Letter

気候科学:完新世における北極の温暖化に伴う中緯度域の正味の降水量の減少

Nature 568, 7750 doi: 10.1038/s41586-019-1060-3

赤道と両極の間の気温の緯度勾配は、大気の安定性、ジェット気流の強さ、温帯低気圧に影響を及ぼす。近年の地球温暖化によって、高緯度域が優先的に温暖化し、北半球の地上の年間気温勾配が小さくなっているが、この変化が中緯度域の気候に及ぼす影響はまだよく分かっていない。
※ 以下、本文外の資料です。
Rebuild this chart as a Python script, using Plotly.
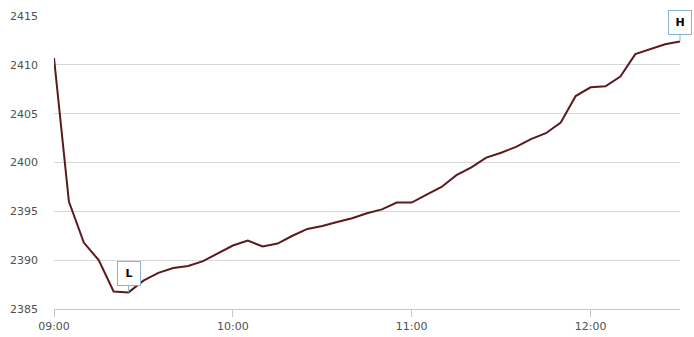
import pandas as pd
import plotly.graph_objects as go

times = pd.date_range("2024-01-02 09:00", "2024-01-02 12:30", freq="5min")
prices = [2410.7, 2396.0, 2391.8, 2390.0, 2386.8, 2386.7, 2387.9, 2388.7, 2389.2, 2389.4,
          2389.9, 2390.7, 2391.5, 2392.0, 2391.4, 2391.7, 2392.5, 2393.2, 2393.5, 2393.9,
          2394.3, 2394.8, 2395.2, 2395.9, 2395.9, 2396.7, 2397.5, 2398.7, 2399.5, 2400.5,
          2401.0, 2401.6, 2402.4, 2403.0, 2404.1, 2406.8, 2407.7, 2407.8, 2408.8, 2411.1,
          2411.6, 2412.1, 2412.4]
y_ticks = [2385, 2390, 2395, 2400, 2405, 2410, 2415]
flag_labels = ["L", "H"]

fig = go.Figure()
fig.add_trace(go.Scatter(x=times, y=prices, mode="lines",
                         line=dict(color="#5a1a1e", width=2), hoverinfo="skip"))

i_lo = prices.index(min(prices))
i_hi = prices.index(max(prices))
for idx, lab in zip([i_lo, i_hi], flag_labels):
    fig.add_annotation(x=times[idx], y=prices[idx], text="<b>%s</b>" % lab,
                       showarrow=True, arrowhead=0, arrowwidth=1, arrowcolor="#8eb1cf",
                       ax=0, ay=-19, axref="pixel", ayref="pixel",
                       bgcolor="white", bordercolor="#8eb1cf", borderwidth=1, borderpad=4,
                       width=14, height=15,
                       font=dict(family="DejaVu Sans", size=11, color="#000000"))

fig.update_layout(
    width=694, height=337,
    margin=dict(l=54, r=14, t=16, b=28),
    paper_bgcolor="white", plot_bgcolor="white",
    showlegend=False,
    font=dict(family="DejaVu Sans", size=11, color="#505050"),
)
fig.update_xaxes(range=[times[0], times[-1]], tickformat="%H:%M", dtick=3600000,
                 tick0=times[0], showgrid=False, showline=True, linecolor="#c0c8d0",
                 linewidth=1, ticks="outside", ticklen=7, tickcolor="#c0c8d0",
                 zeroline=False, automargin=False, tickfont=dict(size=11, color="#505050"))
fig.update_yaxes(range=[2385, 2415], tickvals=y_ticks, showgrid=True, gridcolor="#d8d8d8",
                 gridwidth=1, zeroline=False, showline=False, ticklabelstandoff=15,
                 automargin=False, tickfont=dict(size=11, color="#505050"))

fig.write_html("out.html")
本論文では、完新世の前期から中期において、より小さな気温の緯度勾配(赤道に対する北極の温暖化)が、中緯度域における正味の降水量(北緯30~50度における降水量と蒸発散量の差)の著しい減少と同時に生じていたことを示す。我々は、南緯10度から北緯90度にわたる新しく集めた完新世の古気候記録と、中期完新世の気候モデルシミュレーションのアンサンブルの両方において、気温勾配と中緯度域の湿度の推移を定量化した。観察されたパターンは、より小さな気温勾配によって中緯度域の西風や低気圧が弱くなり、陸域の正味の降水量が減少したという仮説と一致する。現在、北半球の高緯度域は全球平均の2倍近い速さで温暖化し、赤道と極の間の気温勾配は完新世の前期から中期に匹敵する値まで低下している。完新世に見られるパターンが現在の人為的に強制された温暖化にも当てはまるのであれば、より小さな気温の緯度勾配によって、中緯度域の水資源がかなり減少すると思われる。